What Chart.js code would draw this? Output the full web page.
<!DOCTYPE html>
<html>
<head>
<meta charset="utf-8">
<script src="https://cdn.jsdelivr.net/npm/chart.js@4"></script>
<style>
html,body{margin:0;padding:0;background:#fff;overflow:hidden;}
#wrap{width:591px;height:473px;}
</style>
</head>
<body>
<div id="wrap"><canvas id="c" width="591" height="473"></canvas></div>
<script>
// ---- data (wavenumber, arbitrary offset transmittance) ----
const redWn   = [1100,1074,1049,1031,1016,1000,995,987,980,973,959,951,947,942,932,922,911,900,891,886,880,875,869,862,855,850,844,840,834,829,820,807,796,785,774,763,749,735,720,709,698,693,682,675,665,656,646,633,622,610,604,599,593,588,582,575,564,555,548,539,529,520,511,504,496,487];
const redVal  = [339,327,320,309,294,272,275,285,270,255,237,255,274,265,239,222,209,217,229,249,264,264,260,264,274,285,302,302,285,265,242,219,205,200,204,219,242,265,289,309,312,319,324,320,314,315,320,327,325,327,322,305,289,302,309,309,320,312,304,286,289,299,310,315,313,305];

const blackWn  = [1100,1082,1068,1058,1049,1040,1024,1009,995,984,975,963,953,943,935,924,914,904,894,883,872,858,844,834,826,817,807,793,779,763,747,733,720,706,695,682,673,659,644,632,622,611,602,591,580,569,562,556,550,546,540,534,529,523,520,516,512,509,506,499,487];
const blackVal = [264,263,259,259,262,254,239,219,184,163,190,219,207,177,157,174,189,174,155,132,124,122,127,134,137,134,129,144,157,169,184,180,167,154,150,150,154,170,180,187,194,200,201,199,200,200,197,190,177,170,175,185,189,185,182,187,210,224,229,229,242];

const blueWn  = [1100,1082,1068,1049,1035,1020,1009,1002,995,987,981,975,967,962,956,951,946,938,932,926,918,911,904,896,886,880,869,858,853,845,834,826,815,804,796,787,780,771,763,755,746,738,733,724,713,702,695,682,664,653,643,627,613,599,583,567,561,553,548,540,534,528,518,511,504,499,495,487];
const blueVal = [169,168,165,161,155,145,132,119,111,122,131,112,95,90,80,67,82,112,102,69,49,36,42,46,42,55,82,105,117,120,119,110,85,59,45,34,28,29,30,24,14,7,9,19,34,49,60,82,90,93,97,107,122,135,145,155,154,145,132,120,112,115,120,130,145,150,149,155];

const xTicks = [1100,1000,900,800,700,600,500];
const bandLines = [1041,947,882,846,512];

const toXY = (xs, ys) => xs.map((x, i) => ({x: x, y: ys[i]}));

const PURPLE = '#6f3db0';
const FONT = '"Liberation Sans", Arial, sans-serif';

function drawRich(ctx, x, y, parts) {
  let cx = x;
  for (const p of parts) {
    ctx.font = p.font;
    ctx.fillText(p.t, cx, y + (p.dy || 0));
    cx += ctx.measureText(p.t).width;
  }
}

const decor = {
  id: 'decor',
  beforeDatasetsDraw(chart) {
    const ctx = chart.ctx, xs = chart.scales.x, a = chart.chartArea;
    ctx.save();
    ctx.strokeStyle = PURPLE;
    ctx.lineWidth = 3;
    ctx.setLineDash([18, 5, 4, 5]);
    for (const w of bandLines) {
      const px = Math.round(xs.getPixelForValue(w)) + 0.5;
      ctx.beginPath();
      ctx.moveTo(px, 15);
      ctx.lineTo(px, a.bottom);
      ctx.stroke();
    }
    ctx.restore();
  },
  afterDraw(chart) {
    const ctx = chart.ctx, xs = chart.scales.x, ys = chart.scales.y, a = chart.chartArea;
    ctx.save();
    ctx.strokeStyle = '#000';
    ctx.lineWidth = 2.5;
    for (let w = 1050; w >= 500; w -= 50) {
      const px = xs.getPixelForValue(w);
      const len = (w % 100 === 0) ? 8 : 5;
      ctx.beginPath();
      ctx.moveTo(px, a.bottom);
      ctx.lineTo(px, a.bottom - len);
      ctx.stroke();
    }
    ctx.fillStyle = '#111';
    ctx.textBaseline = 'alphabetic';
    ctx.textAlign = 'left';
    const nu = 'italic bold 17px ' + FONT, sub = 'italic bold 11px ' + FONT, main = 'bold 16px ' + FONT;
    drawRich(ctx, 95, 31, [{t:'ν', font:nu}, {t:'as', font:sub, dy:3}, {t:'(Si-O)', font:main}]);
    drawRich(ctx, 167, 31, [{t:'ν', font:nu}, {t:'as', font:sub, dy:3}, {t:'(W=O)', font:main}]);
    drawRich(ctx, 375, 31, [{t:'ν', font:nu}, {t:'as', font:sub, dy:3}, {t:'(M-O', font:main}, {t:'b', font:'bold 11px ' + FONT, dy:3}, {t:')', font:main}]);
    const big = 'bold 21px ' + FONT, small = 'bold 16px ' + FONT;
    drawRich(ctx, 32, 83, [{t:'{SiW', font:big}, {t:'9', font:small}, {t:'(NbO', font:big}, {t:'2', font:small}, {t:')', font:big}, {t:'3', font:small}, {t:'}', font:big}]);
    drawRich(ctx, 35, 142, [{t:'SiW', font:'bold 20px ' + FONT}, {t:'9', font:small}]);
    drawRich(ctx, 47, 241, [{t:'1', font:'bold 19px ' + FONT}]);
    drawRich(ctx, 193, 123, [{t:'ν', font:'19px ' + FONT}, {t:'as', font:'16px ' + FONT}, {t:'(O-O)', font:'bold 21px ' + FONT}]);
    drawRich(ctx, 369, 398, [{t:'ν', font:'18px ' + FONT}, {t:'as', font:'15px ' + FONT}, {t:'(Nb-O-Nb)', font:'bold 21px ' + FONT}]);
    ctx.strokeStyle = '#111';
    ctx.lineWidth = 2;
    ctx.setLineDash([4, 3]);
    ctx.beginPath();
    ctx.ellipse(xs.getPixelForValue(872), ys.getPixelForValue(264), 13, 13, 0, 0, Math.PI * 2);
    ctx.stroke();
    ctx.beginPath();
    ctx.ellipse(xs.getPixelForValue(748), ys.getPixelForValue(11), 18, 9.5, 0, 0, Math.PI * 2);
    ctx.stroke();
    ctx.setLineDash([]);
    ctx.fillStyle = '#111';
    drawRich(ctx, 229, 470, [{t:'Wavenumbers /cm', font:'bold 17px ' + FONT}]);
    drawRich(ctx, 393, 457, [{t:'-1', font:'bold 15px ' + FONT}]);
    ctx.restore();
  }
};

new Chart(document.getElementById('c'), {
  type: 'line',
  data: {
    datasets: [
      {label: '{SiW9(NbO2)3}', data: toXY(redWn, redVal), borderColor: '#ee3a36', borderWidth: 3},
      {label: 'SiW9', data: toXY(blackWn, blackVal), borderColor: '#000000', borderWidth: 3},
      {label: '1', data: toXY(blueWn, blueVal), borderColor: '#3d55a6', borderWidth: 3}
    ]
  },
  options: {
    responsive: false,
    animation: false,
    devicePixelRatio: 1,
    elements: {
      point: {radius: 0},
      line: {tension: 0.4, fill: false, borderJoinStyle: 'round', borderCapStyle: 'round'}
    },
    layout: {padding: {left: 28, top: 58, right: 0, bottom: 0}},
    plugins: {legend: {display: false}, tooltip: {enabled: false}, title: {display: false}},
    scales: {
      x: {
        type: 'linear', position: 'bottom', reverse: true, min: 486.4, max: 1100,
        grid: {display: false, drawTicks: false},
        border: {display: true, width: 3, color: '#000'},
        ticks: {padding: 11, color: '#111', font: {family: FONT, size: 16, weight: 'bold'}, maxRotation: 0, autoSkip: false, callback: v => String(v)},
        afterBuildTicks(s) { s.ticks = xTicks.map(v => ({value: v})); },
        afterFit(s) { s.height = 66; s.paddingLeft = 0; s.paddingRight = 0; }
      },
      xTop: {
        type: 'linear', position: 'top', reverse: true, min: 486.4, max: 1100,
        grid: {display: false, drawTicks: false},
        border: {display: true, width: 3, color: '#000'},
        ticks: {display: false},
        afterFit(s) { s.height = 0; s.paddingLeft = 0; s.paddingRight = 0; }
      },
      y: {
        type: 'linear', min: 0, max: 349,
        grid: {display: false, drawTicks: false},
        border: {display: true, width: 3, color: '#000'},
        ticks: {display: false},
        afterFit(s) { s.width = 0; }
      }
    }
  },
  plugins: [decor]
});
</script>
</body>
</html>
---*---
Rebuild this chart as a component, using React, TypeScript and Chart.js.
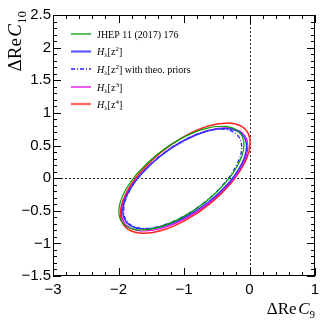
---*---
Pick out each line above that includes "this" and show it.

What Chart.js code would draw this? Output the full web page.
Rebuild this chart as a component, using React, TypeScript and Chart.js.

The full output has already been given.